— start of SOURCE DATA —

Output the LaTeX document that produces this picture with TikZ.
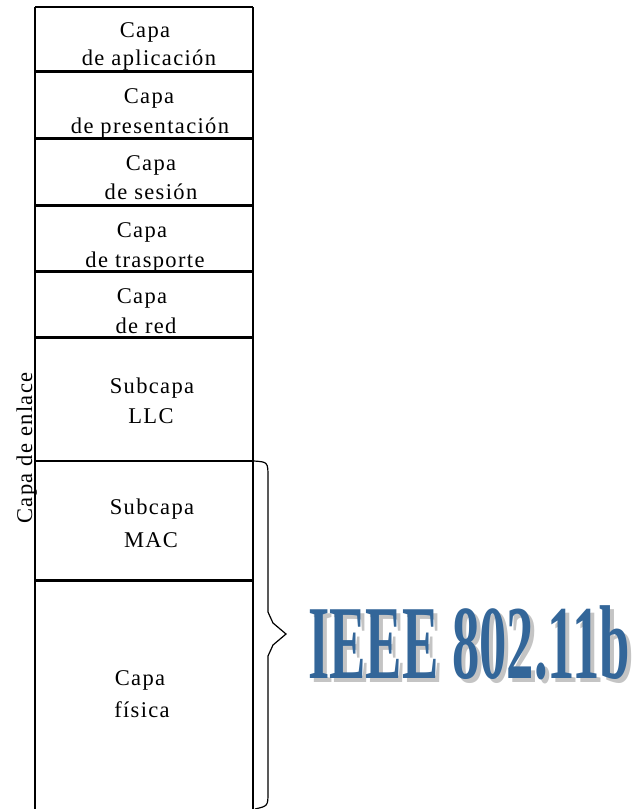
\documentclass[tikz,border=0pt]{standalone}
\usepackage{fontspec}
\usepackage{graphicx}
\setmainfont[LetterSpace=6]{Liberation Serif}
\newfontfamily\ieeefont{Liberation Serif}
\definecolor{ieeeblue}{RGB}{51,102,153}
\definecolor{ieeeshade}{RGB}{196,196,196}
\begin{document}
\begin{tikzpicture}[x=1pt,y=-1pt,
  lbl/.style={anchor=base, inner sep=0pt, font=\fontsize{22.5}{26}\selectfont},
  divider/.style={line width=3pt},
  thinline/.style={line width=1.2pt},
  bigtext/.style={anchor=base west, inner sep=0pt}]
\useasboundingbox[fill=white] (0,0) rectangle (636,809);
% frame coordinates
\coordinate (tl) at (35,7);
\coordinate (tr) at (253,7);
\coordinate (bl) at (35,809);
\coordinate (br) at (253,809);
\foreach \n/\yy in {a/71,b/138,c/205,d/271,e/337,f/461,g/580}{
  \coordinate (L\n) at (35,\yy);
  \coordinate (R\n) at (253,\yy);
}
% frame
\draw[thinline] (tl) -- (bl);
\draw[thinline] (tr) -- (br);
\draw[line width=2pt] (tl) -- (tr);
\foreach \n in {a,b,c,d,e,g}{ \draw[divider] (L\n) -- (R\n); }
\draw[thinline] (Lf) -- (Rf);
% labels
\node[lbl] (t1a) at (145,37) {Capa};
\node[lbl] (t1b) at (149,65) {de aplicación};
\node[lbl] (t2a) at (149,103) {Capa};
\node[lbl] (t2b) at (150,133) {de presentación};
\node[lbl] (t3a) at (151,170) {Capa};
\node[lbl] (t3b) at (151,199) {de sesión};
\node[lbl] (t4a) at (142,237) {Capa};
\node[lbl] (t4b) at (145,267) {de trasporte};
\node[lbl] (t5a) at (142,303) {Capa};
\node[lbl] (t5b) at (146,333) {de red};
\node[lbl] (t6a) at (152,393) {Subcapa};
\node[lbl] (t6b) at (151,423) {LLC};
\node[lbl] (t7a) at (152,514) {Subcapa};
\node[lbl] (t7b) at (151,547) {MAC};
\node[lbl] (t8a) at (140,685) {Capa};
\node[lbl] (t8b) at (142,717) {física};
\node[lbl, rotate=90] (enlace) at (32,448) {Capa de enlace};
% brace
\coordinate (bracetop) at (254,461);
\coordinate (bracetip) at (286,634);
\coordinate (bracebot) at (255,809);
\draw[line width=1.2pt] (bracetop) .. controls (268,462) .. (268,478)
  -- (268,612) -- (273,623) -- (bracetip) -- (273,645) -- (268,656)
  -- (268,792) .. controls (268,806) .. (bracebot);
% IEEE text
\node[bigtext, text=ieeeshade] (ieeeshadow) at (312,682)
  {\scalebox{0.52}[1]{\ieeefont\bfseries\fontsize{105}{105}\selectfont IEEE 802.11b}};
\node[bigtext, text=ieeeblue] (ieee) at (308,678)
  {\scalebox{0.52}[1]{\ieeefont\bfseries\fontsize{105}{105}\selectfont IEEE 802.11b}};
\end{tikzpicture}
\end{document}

— end of SOURCE DATA —

• **GOAL**
Reproduce the full material exactly, excluding the pictures.

• **THE REPLY**
Output the LaTeX document that produces this picture with TikZ.
\documentclass[tikz,border=0pt]{standalone}
\usepackage{fontspec}
\usepackage{graphicx}
\setmainfont[LetterSpace=6]{Liberation Serif}
\newfontfamily\ieeefont{Liberation Serif}
\definecolor{ieeeblue}{RGB}{51,102,153}
\definecolor{ieeeshade}{RGB}{196,196,196}
\begin{document}
\begin{tikzpicture}[x=1pt,y=-1pt,
  lbl/.style={anchor=base, inner sep=0pt, font=\fontsize{22.5}{26}\selectfont},
  divider/.style={line width=3pt},
  thinline/.style={line width=1.2pt},
  bigtext/.style={anchor=base west, inner sep=0pt}]
\useasboundingbox[fill=white] (0,0) rectangle (636,809);
% frame coordinates
\coordinate (tl) at (35,7);
\coordinate (tr) at (253,7);
\coordinate (bl) at (35,809);
\coordinate (br) at (253,809);
\foreach \n/\yy in {a/71,b/138,c/205,d/271,e/337,f/461,g/580}{
  \coordinate (L\n) at (35,\yy);
  \coordinate (R\n) at (253,\yy);
}
% frame
\draw[thinline] (tl) -- (bl);
\draw[thinline] (tr) -- (br);
\draw[line width=2pt] (tl) -- (tr);
\foreach \n in {a,b,c,d,e,g}{ \draw[divider] (L\n) -- (R\n); }
\draw[thinline] (Lf) -- (Rf);
% labels
\node[lbl] (t1a) at (145,37) {Capa};
\node[lbl] (t1b) at (149,65) {de aplicación};
\node[lbl] (t2a) at (149,103) {Capa};
\node[lbl] (t2b) at (150,133) {de presentación};
\node[lbl] (t3a) at (151,170) {Capa};
\node[lbl] (t3b) at (151,199) {de sesión};
\node[lbl] (t4a) at (142,237) {Capa};
\node[lbl] (t4b) at (145,267) {de trasporte};
\node[lbl] (t5a) at (142,303) {Capa};
\node[lbl] (t5b) at (146,333) {de red};
\node[lbl] (t6a) at (152,393) {Subcapa};
\node[lbl] (t6b) at (151,423) {LLC};
\node[lbl] (t7a) at (152,514) {Subcapa};
\node[lbl] (t7b) at (151,547) {MAC};
\node[lbl] (t8a) at (140,685) {Capa};
\node[lbl] (t8b) at (142,717) {física};
\node[lbl, rotate=90] (enlace) at (32,448) {Capa de enlace};
% brace
\coordinate (bracetop) at (254,461);
\coordinate (bracetip) at (286,634);
\coordinate (bracebot) at (255,809);
\draw[line width=1.2pt] (bracetop) .. controls (268,462) .. (268,478)
  -- (268,612) -- (273,623) -- (bracetip) -- (273,645) -- (268,656)
  -- (268,792) .. controls (268,806) .. (bracebot);
% IEEE text
\node[bigtext, text=ieeeshade] (ieeeshadow) at (312,682)
  {\scalebox{0.52}[1]{\ieeefont\bfseries\fontsize{105}{105}\selectfont IEEE 802.11b}};
\node[bigtext, text=ieeeblue] (ieee) at (308,678)
  {\scalebox{0.52}[1]{\ieeefont\bfseries\fontsize{105}{105}\selectfont IEEE 802.11b}};
\end{tikzpicture}
\end{document}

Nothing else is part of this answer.